Could Rickie Lambert be the last Saints legend?

The prolific striker, who this week announced his retirement from professional football, is revered by Saints supporters.

He had the lot – a goalscorer extraordinaire, somebody who played with his heart, an amazing back story from the beetroot factory to the Premier League, and a personality that shone above it all.

Lambert was the archetypal working class hero.

None of the luxury of having come through the plush academy ranks of a big club to superstardom for him.

He spent time out of football, famously putting the lids on jars of beetroot before working his way back up the footballing pyramid, eventually landing at Saints in 2009 for what would prove to be a bargain fee of £1m.

Alan Pardew wanted him, and transformed his career.

Lambert had always had a knack for scoring goals before he linked up with Pardew, but was equally as prolific with his lifestyle away from the pitch.

With Pardew’s influence he knuckled down, and what happened over the next five years at St Mary’s was to become the defining period of his career.

Lambert scored 117 times for Saints, and was virtually an ever present as the side rose through the divisions, out of League One and the Championship via the JPT win at Wembley and back into the Premier League.

Each step was a new milestone for him, and when he eventually played for England, and scored, it was a modern day footballing fairy tale, the likes of which only Jamie Vardy has been able to match in recent times.

That Lambert’s name is mentioned in the same breath as the man whose number seven he wore on his back, the great Matthew Le Tissier, is testament to the size of his impact on the club.

When it came to pass that he was to leave as that side that rose through the leagues was broken up, it felt like the end of an era.

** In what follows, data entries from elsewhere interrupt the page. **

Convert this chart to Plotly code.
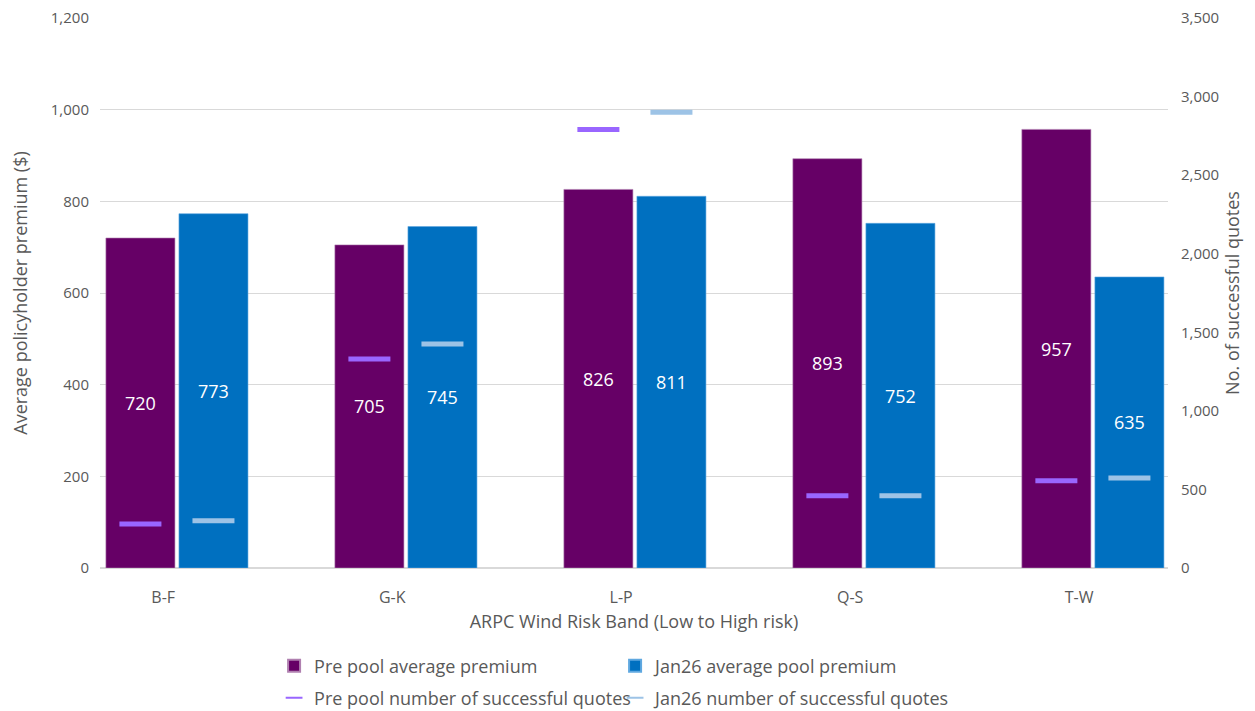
import numpy as np
import plotly.graph_objects as go

categories = ["B-F", "G-K", "L-P", "Q-S", "T-W"]
pre_pool_premium = [720, 705, 826, 893, 957]
jan26_premium = [773, 745, 811, 752, 635]
pre_pool_quotes = [280, 1330, 2790, 460, 555]
jan26_quotes = [300, 1425, 2900, 460, 572]

FONT = "Open Sans, Noto Sans, sans-serif"
GREY = "#595959"
x = np.arange(len(categories))
label_shift = -0.06
GAP = 0.362

fig = go.Figure()
fig.add_trace(go.Bar(
    x=x, y=pre_pool_premium, name="Pre pool average premium",
    marker=dict(color="#660066", line=dict(width=0.6, color="#b080b0")),
    text=[str(v) for v in pre_pool_premium], textposition="inside",
    insidetextanchor="middle", textfont=dict(color="white", size=18, family=FONT),
    legend="legend", offsetgroup="a",
))
fig.add_trace(go.Bar(
    x=x, y=jan26_premium, name="Jan26 average pool premium",
    marker=dict(color="#0070c0", line=dict(width=0.6, color="#5fa8e0")),
    text=[str(v) for v in jan26_premium], textposition="inside",
    insidetextanchor="middle", textfont=dict(color="white", size=18, family=FONT),
    legend="legend", offsetgroup="b",
))
fig.add_trace(go.Scatter(
    x=x, y=pre_pool_quotes, name="Pre pool number of successful quotes",
    mode="markers", yaxis="y2", legend="legend2", offsetgroup="a",
    marker=dict(symbol="line-ew", size=30, color="#9966ff",
                line=dict(width=5, color="#9966ff")),
))
fig.add_trace(go.Scatter(
    x=x, y=jan26_quotes, name="Jan26 number of successful quotes",
    mode="markers", yaxis="y2", legend="legend2", offsetgroup="b",
    marker=dict(symbol="line-ew", size=30, color="#9dc3e6",
                line=dict(width=5, color="#9dc3e6")),
))

fig.update_layout(
    width=1255, height=711,
    margin=dict(l=100, r=87, t=18, b=143),
    paper_bgcolor="white", plot_bgcolor="white",
    font=dict(family=FONT, color=GREY, size=15),
    barmode="group", bargap=GAP, bargroupgap=0.055,
    scattermode="group", scattergap=GAP,
    showlegend=True,
    xaxis=dict(
        range=[-0.336, 4.328], tickmode="array",
        tickvals=x + label_shift, ticktext=categories,
        showgrid=False, zeroline=False, showline=False, ticks="",
        tickfont=dict(size=16, color=GREY), ticklabelstandoff=18,
        automargin=False,
        title=dict(text="ARPC Wind Risk Band (Low to High risk)",
                   font=dict(size=18, color=GREY), standoff=8),
    ),
    yaxis=dict(
        range=[0, 1200], dtick=200, tickformat=",",
        showgrid=True, gridcolor="#d9d9d9", gridwidth=1,
        zeroline=True, zerolinecolor="#d9d9d9", zerolinewidth=1.5,
        tickfont=dict(size=15, color=GREY), ticklabelstandoff=10,
        automargin=False,
        title=dict(text="Average policyholder premium ($)",
                   font=dict(size=18, color=GREY), standoff=18),
    ),
    yaxis2=dict(
        range=[0, 3500], dtick=500, tickformat=",",
        overlaying="y", side="right", showgrid=False, zeroline=False,
        tickfont=dict(size=15, color=GREY), ticklabelstandoff=12,
        automargin=False,
        title=dict(text="No. of successful quotes",
                   font=dict(size=18, color=GREY), standoff=8),
    ),
    legend=dict(orientation="h", x=0.163, xanchor="left", y=1 - 666 / 711,
                yref="container", yanchor="middle", entrywidth=296,
                font=dict(size=18, color=GREY),
                itemsizing="constant", bgcolor="rgba(0,0,0,0)"),
    legend2=dict(orientation="h", x=0.163, xanchor="left", y=1 - 698 / 711,
                 yref="container", yanchor="middle", entrywidth=296,
                 font=dict(size=18, color=GREY), itemsizing="constant",
                 bgcolor="rgba(0,0,0,0)"),
)

fig.write_html("out.html")
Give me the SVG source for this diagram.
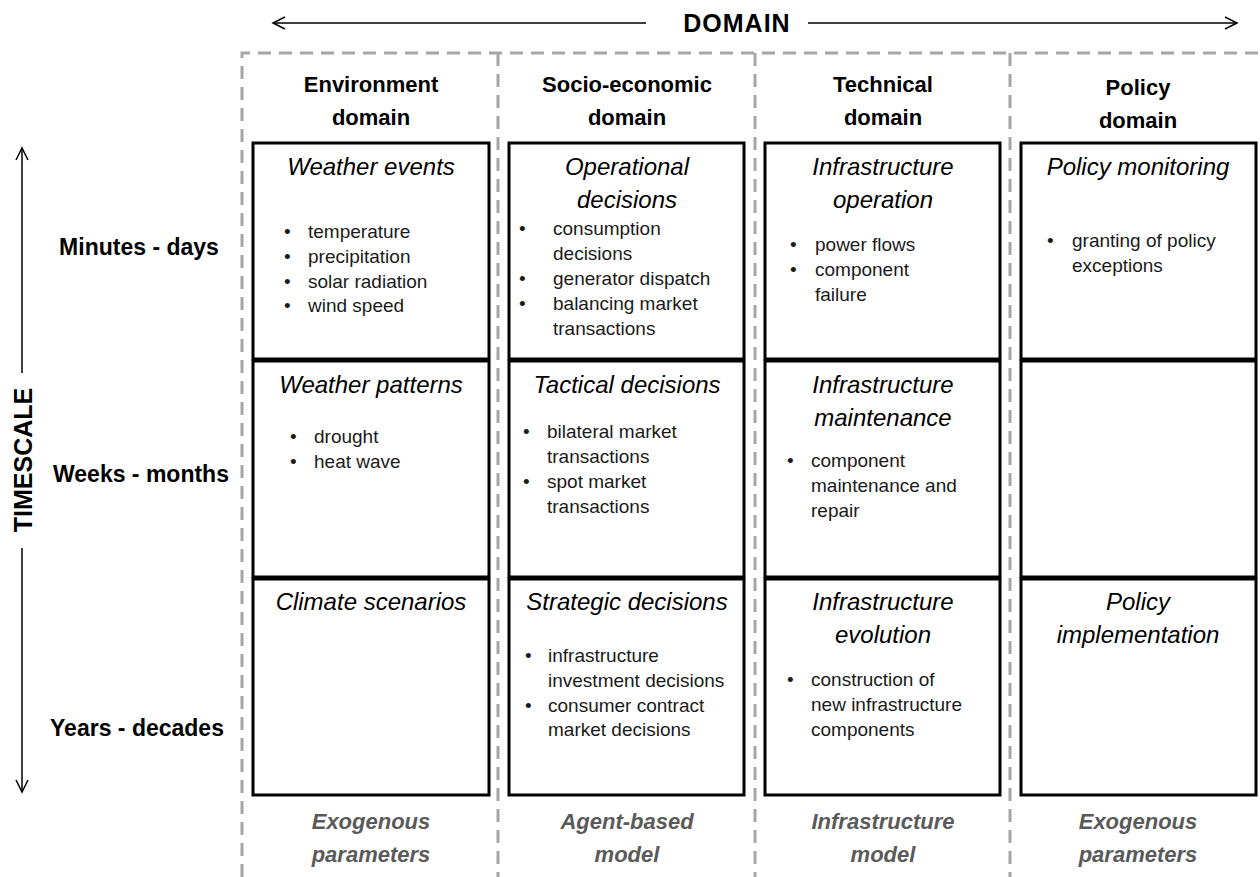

Lambert’s career, as it turned out, had already peaked, and there followed a rather sorry to watch decline which has resulted in a period without a team, and, therefore, eventual retirement.

In an era of mega money, Lambert has no doubt done very well for himself financially, but he was the kind of guy for whom the cash seemed secondary. He was living his dream, and one he believed would never come true.

It felt like players of yesteryear, of Le Tissier, Benali, Paine, Channon, and the other legends of Saints, who played for love and with passion and desire.

It made him a hero and, more than that, a legend.

There is a lot of discussion at the moment as to whether football has become detached from the supporters whose ticket money and TV subscriptions ultimately feed the bandwagon.

Back in the day, Le Tissier and Benali could not walk around in the centre of Southampton without getting stopped every couple of minutes by supporters. In fact, the same is true now, even years after they hung up their boots. Lambert, who the supporters got to know in Saints’ lower league days, had and has the same.

Take the current crop of players. They are better paid than ever before, their performances are beamed around the world to a larger than ever audience, and yet many of them are largely anonymous. All but the most recognisable could walk through the centre of Southampton without getting noticed.

Nobody knows anything about them. They are hidden away.

They may have interesting things to say, interesting back stories, hobbies and families, but the chances are we will never be given the chance to find out.

They are instead hidden away from view, cosseted in the football bubble, and live a life that is total unfamiliar to the generic man on the terrace.

Lambert is just about of a different era, perhaps the last of an era with Saints now looking like a Premier League mainstay again.

It’s why he was able to become a legend in the same way as some of the club’s most illustrious names before him.

He might be the last one, at least for a long time.